Work Plan for autonomous playbooks - Autonomous playbooks appear in a unique Work Plan view that highlights key tasks, manual tasks that require user intervention, and any errors. - Administrator Guide - Cortex XSIAM - Cortex - Security Operations

Cortex XSIAM 3.x Documentation

Product
Cortex XSIAM
Creation date
2025-07-15
Last date published
2026-06-11
Category
Administrator Guide
Abstract

Autonomous playbooks appear in a unique Work Plan view that highlights key tasks, manual tasks that require user intervention, and any errors.

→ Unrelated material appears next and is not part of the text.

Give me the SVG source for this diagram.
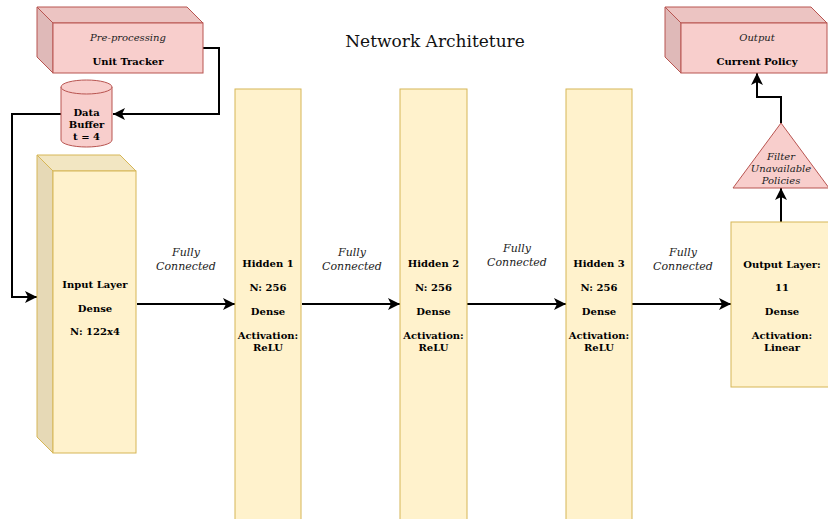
<svg xmlns="http://www.w3.org/2000/svg" width="828" height="519" viewBox="0 0 828 519">
<style>
.pk{fill:#f8cecc;stroke:#b85450;stroke-width:1}
.pkt{fill:#ecc4c2;stroke:#b85450;stroke-width:1}
.pks{fill:#dfb9b8;stroke:#b85450;stroke-width:1}
.yl{fill:#fff2cc;stroke:#d6b656;stroke-width:1}
.ylt{fill:#f2e6c2;stroke:#d6b656;stroke-width:1}
.yls{fill:#e6d9b6;stroke:#d6b656;stroke-width:1}
.b{font-family:"DejaVu Serif",serif;font-weight:bold;font-size:10px;fill:#000;text-anchor:middle}
.i{font-family:"DejaVu Serif",serif;font-style:italic;font-size:10px;fill:#222;text-anchor:middle}
.fc{font-family:"DejaVu Serif",serif;font-style:italic;font-size:11px;fill:#222;text-anchor:middle}
.t{font-family:"DejaVu Serif",serif;font-size:17px;fill:#111;text-anchor:middle}
.e{fill:none;stroke:#000;stroke-width:2}
</style>
<defs>
<marker id="ah" markerUnits="userSpaceOnUse" markerWidth="14" markerHeight="12" refX="12" refY="6" orient="auto">
<path d="M0,0 L12,6 L0,12 L3,6 z" fill="#000"/>
</marker>
</defs>
<rect width="828" height="519" fill="#fff"/>
<text class="t" x="435" y="47">Network Architeture</text>

<g id="connectors">
<path class="e" d="M202,48 H219 V114 H113" marker-end="url(#ah)"/>
<path class="e" d="M61,114 H12 V297 H37" marker-end="url(#ah)"/>
<path class="e" d="M137,304 H235" marker-end="url(#ah)"/>
<path class="e" d="M302,304 H400" marker-end="url(#ah)"/>
<path class="e" d="M467,304 H566" marker-end="url(#ah)"/>
<path class="e" d="M632,304 H731" marker-end="url(#ah)"/>
<path class="e" d="M781,222 V188" marker-end="url(#ah)"/>
<path class="e" d="M781,123 V97 H757 V73" marker-end="url(#ah)"/>
<text class="fc" x="186" y="256">Fully</text>
<text class="fc" x="186" y="270">Connected</text>
<text class="fc" x="352" y="256">Fully</text>
<text class="fc" x="352" y="270">Connected</text>
<text class="fc" x="517" y="252">Fully</text>
<text class="fc" x="517" y="266">Connected</text>
<text class="fc" x="683" y="256">Fully</text>
<text class="fc" x="683" y="270">Connected</text>
</g>

<g id="unit-tracker">
<polygon class="pkt" points="37,7 187,7 203,23 53,23"/>
<polygon class="pks" points="37,7 53,23 53,73 37,57"/>
<rect class="pk" x="53" y="23" width="150" height="50"/>
<text class="i" x="128" y="41">Pre-processing</text>
<text class="b" x="128" y="65">Unit Tracker</text>
</g>

<g id="data-buffer">
<path class="pk" d="M61,87 A25.5,7 0 0 1 112,87 V140 A25.5,7 0 0 1 61,140 Z"/>
<path class="pk" d="M61,87 A25.5,7 0 0 0 112,87" fill="none"/>
<text class="b" x="86.5" y="116">Data</text>
<text class="b" x="86.5" y="128">Buffer</text>
<text class="b" x="86.5" y="140">t = 4</text>
</g>

<g id="input-layer">
<polygon class="ylt" points="37,155 120,155 136,171 53,171"/>
<polygon class="yls" points="37,155 53,171 53,453 37,437"/>
<rect class="yl" x="53" y="171" width="83" height="282"/>
<text class="b" x="95" y="288">Input Layer</text>
<text class="b" x="95" y="312">Dense</text>
<text class="b" x="95" y="335">N: 122x4</text>
</g>

<g id="hidden-1">
<rect class="yl" x="235" y="89" width="66" height="440"/>
<text class="b" x="268" y="267">Hidden 1</text>
<text class="b" x="268" y="291">N: 256</text>
<text class="b" x="268" y="315">Dense</text>
<text class="b" x="268" y="339">Activation:</text>
<text class="b" x="268" y="351">ReLU</text>
</g>

<g id="hidden-2">
<rect class="yl" x="400" y="89" width="67" height="440"/>
<text class="b" x="433.5" y="267">Hidden 2</text>
<text class="b" x="433.5" y="291">N: 256</text>
<text class="b" x="433.5" y="315">Dense</text>
<text class="b" x="433.5" y="339">Activation:</text>
<text class="b" x="433.5" y="351">ReLU</text>
</g>

<g id="hidden-3">
<rect class="yl" x="566" y="89" width="66" height="440"/>
<text class="b" x="599" y="267">Hidden 3</text>
<text class="b" x="599" y="291">N: 256</text>
<text class="b" x="599" y="315">Dense</text>
<text class="b" x="599" y="339">Activation:</text>
<text class="b" x="599" y="351">ReLU</text>
</g>

<g id="output-layer">
<rect class="yl" x="731" y="222" width="102" height="165"/>
<text class="b" x="782" y="268">Output Layer:</text>
<text class="b" x="782" y="291">11</text>
<text class="b" x="782" y="315">Dense</text>
<text class="b" x="782" y="339">Activation:</text>
<text class="b" x="782" y="351">Linear</text>
</g>

<g id="filter">
<polygon class="pk" points="781,123 829,188 733,188"/>
<text class="i" x="781" y="160">Filter</text>
<text class="i" x="781" y="172">Unavailable</text>
<text class="i" x="781" y="184">Policies</text>
</g>

<g id="current-policy">
<polygon class="pkt" points="665,7 811,7 827,23 681,23"/>
<polygon class="pks" points="665,7 681,23 681,73 665,57"/>
<rect class="pk" x="681" y="23" width="146" height="50"/>
<text class="i" x="757" y="41">Output</text>
<text class="b" x="757" y="65">Current Policy</text>
</g>
</svg>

To keep incident investigations highly focused, the system abstracts underlying conditions and background scripts. When you view an autonomous playbook in an issue's resolution tab, it opens a unique, curated Work Plan. This view presents only the executed key tasks and their defined outputs, ordered sequentially, ensuring you immediately see conclusions without the distraction of background tasks.

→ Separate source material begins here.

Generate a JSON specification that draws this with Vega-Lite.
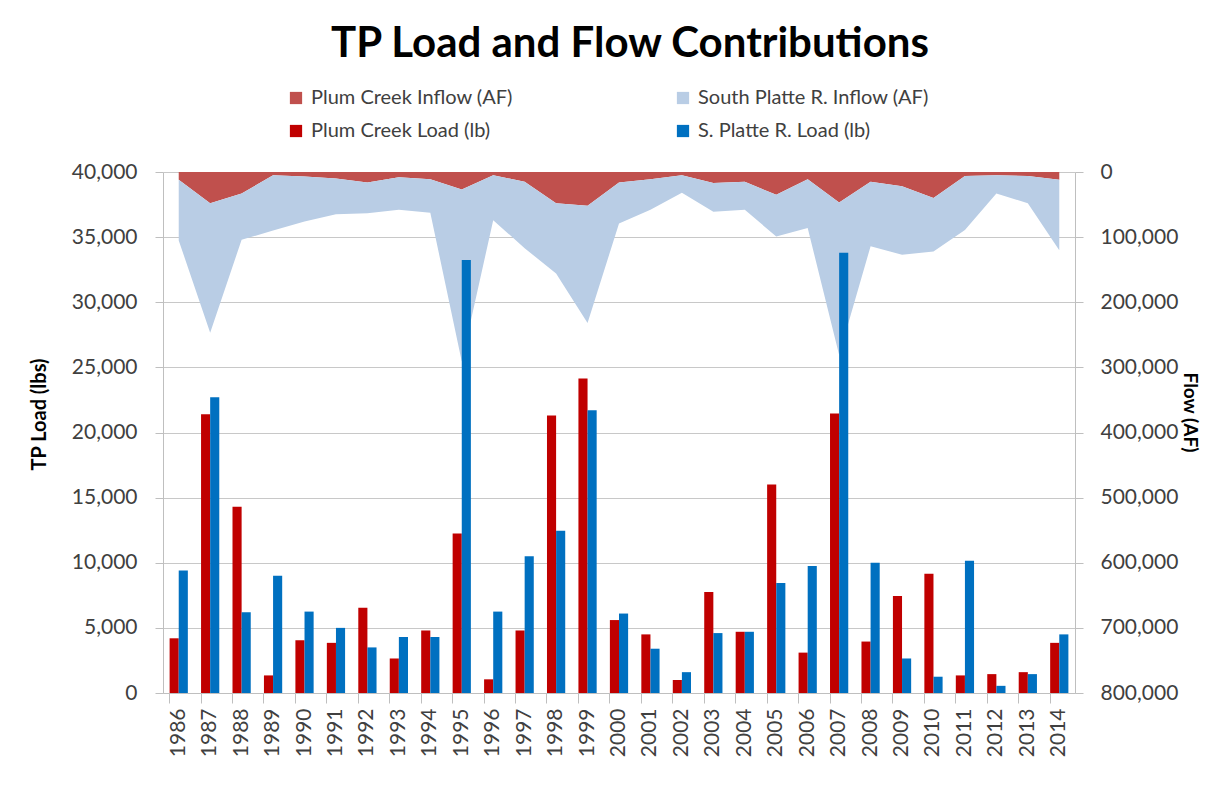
{
  "$schema": "https://vega.github.io/schema/vega-lite/v6.json",
  "width": 912,
  "height": 521,
  "autosize": {"type": "none"},
  "padding": {"left": 163, "top": 172, "right": 133, "bottom": 110},
  "background": "white",
  "title": {
    "text": "TP Load and Flow Contributions",
    "font": "Lato",
    "fontSize": 42,
    "fontWeight": "bold",
    "color": "#000000",
    "anchor": "middle",
    "dx": 11,
    "offset": 22
  },
  "config": {
    "view": {"stroke": null},
    "axis": {
      "labelFont": "Lato",
      "labelFontSize": 21,
      "labelColor": "#404040",
      "titleFont": "Lato",
      "titleFontSize": 20,
      "titleFontWeight": "bold",
      "titleColor": "#000000",
      "domainColor": "#bfbfbf",
      "tickColor": "#bfbfbf",
      "gridColor": "#c8c8c8"
    },
    "legend": {
      "labelFont": "Lato",
      "labelFontSize": 20,
      "labelColor": "#404040",
      "labelLimit": 400
    }
  },
  "datasets": {
    "flow": [
      {"year": "1986", "series": "Plum Creek Inflow (AF)", "flow": 12000},
      {"year": "1987", "series": "Plum Creek Inflow (AF)", "flow": 48000},
      {"year": "1988", "series": "Plum Creek Inflow (AF)", "flow": 33000},
      {"year": "1989", "series": "Plum Creek Inflow (AF)", "flow": 5000},
      {"year": "1990", "series": "Plum Creek Inflow (AF)", "flow": 7000},
      {"year": "1991", "series": "Plum Creek Inflow (AF)", "flow": 10000},
      {"year": "1992", "series": "Plum Creek Inflow (AF)", "flow": 16000},
      {"year": "1993", "series": "Plum Creek Inflow (AF)", "flow": 8000},
      {"year": "1994", "series": "Plum Creek Inflow (AF)", "flow": 11000},
      {"year": "1995", "series": "Plum Creek Inflow (AF)", "flow": 27000},
      {"year": "1996", "series": "Plum Creek Inflow (AF)", "flow": 5000},
      {"year": "1997", "series": "Plum Creek Inflow (AF)", "flow": 15000},
      {"year": "1998", "series": "Plum Creek Inflow (AF)", "flow": 48000},
      {"year": "1999", "series": "Plum Creek Inflow (AF)", "flow": 52000},
      {"year": "2000", "series": "Plum Creek Inflow (AF)", "flow": 16000},
      {"year": "2001", "series": "Plum Creek Inflow (AF)", "flow": 11000},
      {"year": "2002", "series": "Plum Creek Inflow (AF)", "flow": 5000},
      {"year": "2003", "series": "Plum Creek Inflow (AF)", "flow": 17000},
      {"year": "2004", "series": "Plum Creek Inflow (AF)", "flow": 15000},
      {"year": "2005", "series": "Plum Creek Inflow (AF)", "flow": 35000},
      {"year": "2006", "series": "Plum Creek Inflow (AF)", "flow": 11000},
      {"year": "2007", "series": "Plum Creek Inflow (AF)", "flow": 47000},
      {"year": "2008", "series": "Plum Creek Inflow (AF)", "flow": 15000},
      {"year": "2009", "series": "Plum Creek Inflow (AF)", "flow": 22000},
      {"year": "2010", "series": "Plum Creek Inflow (AF)", "flow": 40000},
      {"year": "2011", "series": "Plum Creek Inflow (AF)", "flow": 6000},
      {"year": "2012", "series": "Plum Creek Inflow (AF)", "flow": 5000},
      {"year": "2013", "series": "Plum Creek Inflow (AF)", "flow": 6000},
      {"year": "2014", "series": "Plum Creek Inflow (AF)", "flow": 12000},
      {"year": "1986", "series": "South Platte R. Inflow (AF)", "flow": 93000},
      {"year": "1987", "series": "South Platte R. Inflow (AF)", "flow": 199000},
      {"year": "1988", "series": "South Platte R. Inflow (AF)", "flow": 71000},
      {"year": "1989", "series": "South Platte R. Inflow (AF)", "flow": 85000},
      {"year": "1990", "series": "South Platte R. Inflow (AF)", "flow": 69000},
      {"year": "1991", "series": "South Platte R. Inflow (AF)", "flow": 55000},
      {"year": "1992", "series": "South Platte R. Inflow (AF)", "flow": 47500},
      {"year": "1993", "series": "South Platte R. Inflow (AF)", "flow": 50000},
      {"year": "1994", "series": "South Platte R. Inflow (AF)", "flow": 51500},
      {"year": "1995", "series": "South Platte R. Inflow (AF)", "flow": 264000},
      {"year": "1996", "series": "South Platte R. Inflow (AF)", "flow": 69000},
      {"year": "1997", "series": "South Platte R. Inflow (AF)", "flow": 102000},
      {"year": "1998", "series": "South Platte R. Inflow (AF)", "flow": 108000},
      {"year": "1999", "series": "South Platte R. Inflow (AF)", "flow": 180000},
      {"year": "2000", "series": "South Platte R. Inflow (AF)", "flow": 63000},
      {"year": "2001", "series": "South Platte R. Inflow (AF)", "flow": 47000},
      {"year": "2002", "series": "South Platte R. Inflow (AF)", "flow": 27000},
      {"year": "2003", "series": "South Platte R. Inflow (AF)", "flow": 44000},
      {"year": "2004", "series": "South Platte R. Inflow (AF)", "flow": 43000},
      {"year": "2005", "series": "South Platte R. Inflow (AF)", "flow": 64000},
      {"year": "2006", "series": "South Platte R. Inflow (AF)", "flow": 75000},
      {"year": "2007", "series": "South Platte R. Inflow (AF)", "flow": 234000},
      {"year": "2008", "series": "South Platte R. Inflow (AF)", "flow": 99000},
      {"year": "2009", "series": "South Platte R. Inflow (AF)", "flow": 105000},
      {"year": "2010", "series": "South Platte R. Inflow (AF)", "flow": 82000},
      {"year": "2011", "series": "South Platte R. Inflow (AF)", "flow": 83000},
      {"year": "2012", "series": "South Platte R. Inflow (AF)", "flow": 28000},
      {"year": "2013", "series": "South Platte R. Inflow (AF)", "flow": 42000},
      {"year": "2014", "series": "South Platte R. Inflow (AF)", "flow": 108000}
    ],
    "load": [
      {"year": "1986", "series": "Plum Creek Load (lb)", "load": 4200},
      {"year": "1987", "series": "Plum Creek Load (lb)", "load": 21400},
      {"year": "1988", "series": "Plum Creek Load (lb)", "load": 14300},
      {"year": "1989", "series": "Plum Creek Load (lb)", "load": 1350},
      {"year": "1990", "series": "Plum Creek Load (lb)", "load": 4050},
      {"year": "1991", "series": "Plum Creek Load (lb)", "load": 3850},
      {"year": "1992", "series": "Plum Creek Load (lb)", "load": 6550},
      {"year": "1993", "series": "Plum Creek Load (lb)", "load": 2650},
      {"year": "1994", "series": "Plum Creek Load (lb)", "load": 4800},
      {"year": "1995", "series": "Plum Creek Load (lb)", "load": 12250},
      {"year": "1996", "series": "Plum Creek Load (lb)", "load": 1050},
      {"year": "1997", "series": "Plum Creek Load (lb)", "load": 4800},
      {"year": "1998", "series": "Plum Creek Load (lb)", "load": 21300},
      {"year": "1999", "series": "Plum Creek Load (lb)", "load": 24150},
      {"year": "2000", "series": "Plum Creek Load (lb)", "load": 5600},
      {"year": "2001", "series": "Plum Creek Load (lb)", "load": 4500},
      {"year": "2002", "series": "Plum Creek Load (lb)", "load": 1000},
      {"year": "2003", "series": "Plum Creek Load (lb)", "load": 7750},
      {"year": "2004", "series": "Plum Creek Load (lb)", "load": 4700},
      {"year": "2005", "series": "Plum Creek Load (lb)", "load": 16000},
      {"year": "2006", "series": "Plum Creek Load (lb)", "load": 3100},
      {"year": "2007", "series": "Plum Creek Load (lb)", "load": 21450},
      {"year": "2008", "series": "Plum Creek Load (lb)", "load": 3950},
      {"year": "2009", "series": "Plum Creek Load (lb)", "load": 7450},
      {"year": "2010", "series": "Plum Creek Load (lb)", "load": 9150},
      {"year": "2011", "series": "Plum Creek Load (lb)", "load": 1350},
      {"year": "2012", "series": "Plum Creek Load (lb)", "load": 1450},
      {"year": "2013", "series": "Plum Creek Load (lb)", "load": 1600},
      {"year": "2014", "series": "Plum Creek Load (lb)", "load": 3850},
      {"year": "1986", "series": "S. Platte R. Load (lb)", "load": 9400},
      {"year": "1987", "series": "S. Platte R. Load (lb)", "load": 22700},
      {"year": "1988", "series": "S. Platte R. Load (lb)", "load": 6200},
      {"year": "1989", "series": "S. Platte R. Load (lb)", "load": 9000},
      {"year": "1990", "series": "S. Platte R. Load (lb)", "load": 6250},
      {"year": "1991", "series": "S. Platte R. Load (lb)", "load": 5000},
      {"year": "1992", "series": "S. Platte R. Load (lb)", "load": 3500},
      {"year": "1993", "series": "S. Platte R. Load (lb)", "load": 4300},
      {"year": "1994", "series": "S. Platte R. Load (lb)", "load": 4300},
      {"year": "1995", "series": "S. Platte R. Load (lb)", "load": 33250},
      {"year": "1996", "series": "S. Platte R. Load (lb)", "load": 6250},
      {"year": "1997", "series": "S. Platte R. Load (lb)", "load": 10500},
      {"year": "1998", "series": "S. Platte R. Load (lb)", "load": 12450},
      {"year": "1999", "series": "S. Platte R. Load (lb)", "load": 21700},
      {"year": "2000", "series": "S. Platte R. Load (lb)", "load": 6100},
      {"year": "2001", "series": "S. Platte R. Load (lb)", "load": 3400},
      {"year": "2002", "series": "S. Platte R. Load (lb)", "load": 1600},
      {"year": "2003", "series": "S. Platte R. Load (lb)", "load": 4600},
      {"year": "2004", "series": "S. Platte R. Load (lb)", "load": 4700},
      {"year": "2005", "series": "S. Platte R. Load (lb)", "load": 8450},
      {"year": "2006", "series": "S. Platte R. Load (lb)", "load": 9750},
      {"year": "2007", "series": "S. Platte R. Load (lb)", "load": 33800},
      {"year": "2008", "series": "S. Platte R. Load (lb)", "load": 10000},
      {"year": "2009", "series": "S. Platte R. Load (lb)", "load": 2650},
      {"year": "2010", "series": "S. Platte R. Load (lb)", "load": 1250},
      {"year": "2011", "series": "S. Platte R. Load (lb)", "load": 10150},
      {"year": "2012", "series": "S. Platte R. Load (lb)", "load": 550},
      {"year": "2013", "series": "S. Platte R. Load (lb)", "load": 1450},
      {"year": "2014", "series": "S. Platte R. Load (lb)", "load": 4500}
    ]
  },
  "layer": [
    {
      "data": {"name": "flow"},
      "mark": {"type": "area", "opacity": 1},
      "encoding": {
        "x": {"field": "year", "type": "ordinal", "bandPosition": 0.5,
              "scale": {"paddingInner": 0.42, "paddingOuter": 0.21}},
        "y": {
          "field": "flow", "type": "quantitative", "stack": "zero",
          "scale": {"domain": [0, 800000], "reverse": true, "nice": false},
          "axis": {
            "orient": "right", "values": [0, 100000, 200000, 300000, 400000, 500000, 600000, 700000, 800000],
            "format": ",.0f", "grid": false, "tickSize": 8, "labelPadding": 17,
            "title": "Flow (AF)", "titleAngle": 90, "titlePadding": 2, "titleFontSize": 19, "titleY": 240
          }
        },
        "color": {
          "field": "series", "type": "nominal",
          "scale": {
            "domain": ["Plum Creek Inflow (AF)", "Plum Creek Load (lb)", "South Platte R. Inflow (AF)", "S. Platte R. Load (lb)"],
            "range": ["#C0504D", "#C00000", "#B9CDE5", "#0070C0"]
          },
          "legend": {
            "title": null, "orient": "none", "legendX": 123, "legendY": -84,
            "columns": 2, "columnPadding": 160, "rowPadding": 13,
            "symbolType": "square", "symbolSize": 150, "symbolStrokeWidth": 0,
            "labelOffset": 5
          }
        },
        "order": {"field": "series", "sort": "ascending"}
      }
    },
    {
      "data": {"name": "load"},
      "mark": {"type": "bar"},
      "encoding": {
        "x": {
          "field": "year", "type": "ordinal",
          "axis": {
            "title": null, "labelAngle": -90, "bandPosition": 0,
            "tickSize": 10, "labelPadding": 5
          }
        },
        "xOffset": {"field": "series", "type": "nominal",
                    "sort": ["Plum Creek Load (lb)", "S. Platte R. Load (lb)"]},
        "y": {
          "field": "load", "type": "quantitative",
          "scale": {"domain": [0, 40000], "nice": false},
          "axis": {
            "orient": "left", "values": [0, 5000, 10000, 15000, 20000, 25000, 30000, 35000, 40000],
            "format": ",.0f", "grid": true, "tickSize": 8, "labelPadding": 18,
            "title": "TP Load (lbs)", "titlePadding": 22, "titleY": 242
          }
        },
        "color": {"field": "series", "type": "nominal"}
      }
    }
  ],
  "resolve": {"scale": {"y": "independent"}, "axis": {"y": "independent"}}
}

For tasks requiring manual intervention or approval, the Work Plan presents the step as pending user input in the resolution center in case view, providing a direct option for you to complete the task without switching pages. These manual steps also aggregate in the case's pending tab so you can manage all required user inputs centrally. When an autonomous playbook executes at the issue level and its results are incorporated into a case, the AI-generated case description and investigation plan summarize the exposed key actions and outputs. This ensures your AI-generated summaries remain concise and highly relevant.

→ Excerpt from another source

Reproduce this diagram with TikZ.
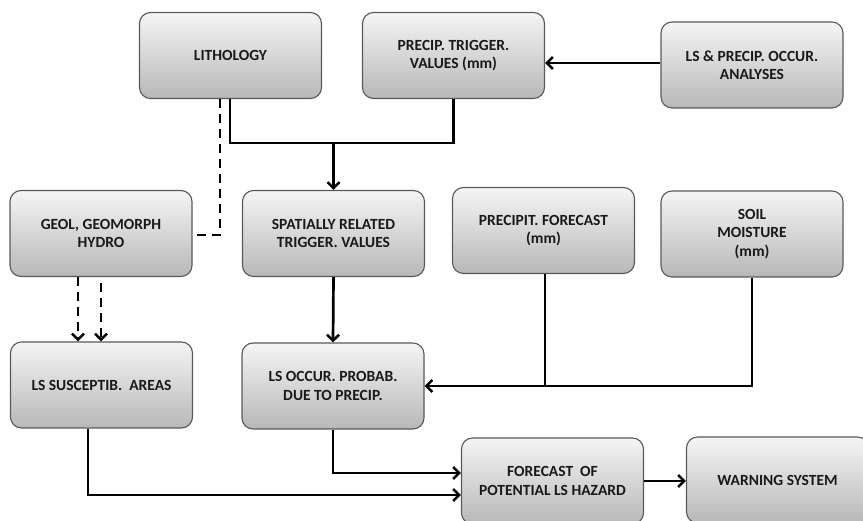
\documentclass[tikz,border=0pt]{standalone}
\usepackage{fontspec}
\setmainfont{Carlito}
\usetikzlibrary{arrows.meta,calc}
\tikzset{
  box_n/.style = {rectangle, rounded corners=11pt, draw=black!65, line width=1.1pt, top color=black!4, bottom color=black!28, minimum width=182pt, minimum height=86pt, align=center, inner sep=2pt, text=black!90, font=\fontsize{15.5}{18.5}\selectfont\bfseries},
  line_s/.style = {line width=2.7pt, black},
  arr_s/.style = {line_s, -{Straight Barb[length=6pt,width=12pt,line width=2.5pt]}},
  dash_s/.style = {line_s, dash pattern=on 9pt off 6pt},
  darr_s/.style = {dash_s, -{Straight Barb[length=6pt,width=12pt,line width=2.5pt]}}
}
\begin{document}
\begin{tikzpicture}[x=1pt,y=-1pt]
	\useasboundingbox (0,0) rectangle (863,521);
	\clip (0,0) rectangle (863,521);
	\node [box_n] (litho) at (230.5,55.5) {LITHOLOGY};
	\node [box_n] (trig) at (453.5,55.5) {PRECIP. TRIGGER.\\VALUES (mm)};
	\node [box_n] (anal) at (752,65) {LS \& PRECIP. OCCUR.\\ANALYSES};
	\node [box_n] (geol) at (101,233.5) {GEOL, GEOMORPH\\HYDRO};
	\node [box_n] (spat) at (333.5,233.5) {SPATIALLY RELATED\\TRIGGER. VALUES};
	\node [box_n] (fcst) at (543.5,230.5) {PRECIPIT. FORECAST\\(mm)};
	\node [box_n] (soil) at (752,234) {SOIL\\MOISTURE\\(mm)};
	\node [box_n] (susc) at (101.5,385) {LS SUSCEPTIB.\ \ AREAS};
	\node [box_n] (occur) at (333,386) {LS OCCUR. PROBAB.\\DUE TO PRECIP.};
	\node [box_n] (hazard) at (552.5,481) {FORECAST\ \ OF\\POTENTIAL LS HAZARD};
	\node [box_n] (warn) at (777.5,480) {WARNING SYSTEM};
	\coordinate (join) at (333.5,143);
	\draw [arr_s] ([yshift=2pt]anal.west) -- ([yshift=2pt]anal.west -| trig.east);
	\draw [line_s] ([xshift=-0.5pt]litho.south) |- (trig.south |- join) -- (trig.south);
	\draw [arr_s] (join) -- (spat.north);
	\draw [dash_s] ([xshift=-10.5pt]litho.south) |- ([xshift=4pt,yshift=-1.5pt]geol.east);
	\draw [darr_s] ([xshift=-23pt]geol.south) -- ([xshift=-23pt]geol.south |- susc.north);
	\draw [darr_s] ([yshift=-6pt]geol.south) -- (geol.south |- susc.north);
	\draw [arr_s] (spat.south) -- (occur.north);
	\draw [line_s] ([xshift=1.5pt]fcst.south) -- ([xshift=1.5pt]fcst.south |- occur.east);
	\draw [arr_s] (soil.south) |- (occur.east);
	\draw [arr_s] (occur.south) |- ([yshift=8pt]hazard.west);
	\draw [arr_s] ([xshift=-13.5pt]susc.south) |- ([yshift=-14pt]hazard.west);
	\draw [arr_s] (hazard.east) -- (hazard.east -| warn.west);
\end{tikzpicture}
\end{document}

If an error occurs on a visible task, the Work Plan shows a specific textual description, such as Failed retrieving user password. If an error happens in a background task, the system shows a general error message at the playbook level. If a playbook fails, you have the option to rerun it directly from the Work Plan. You can also provide feedback to Palo Alto Networks regarding the playbook's performance and select a proposed issue verdict.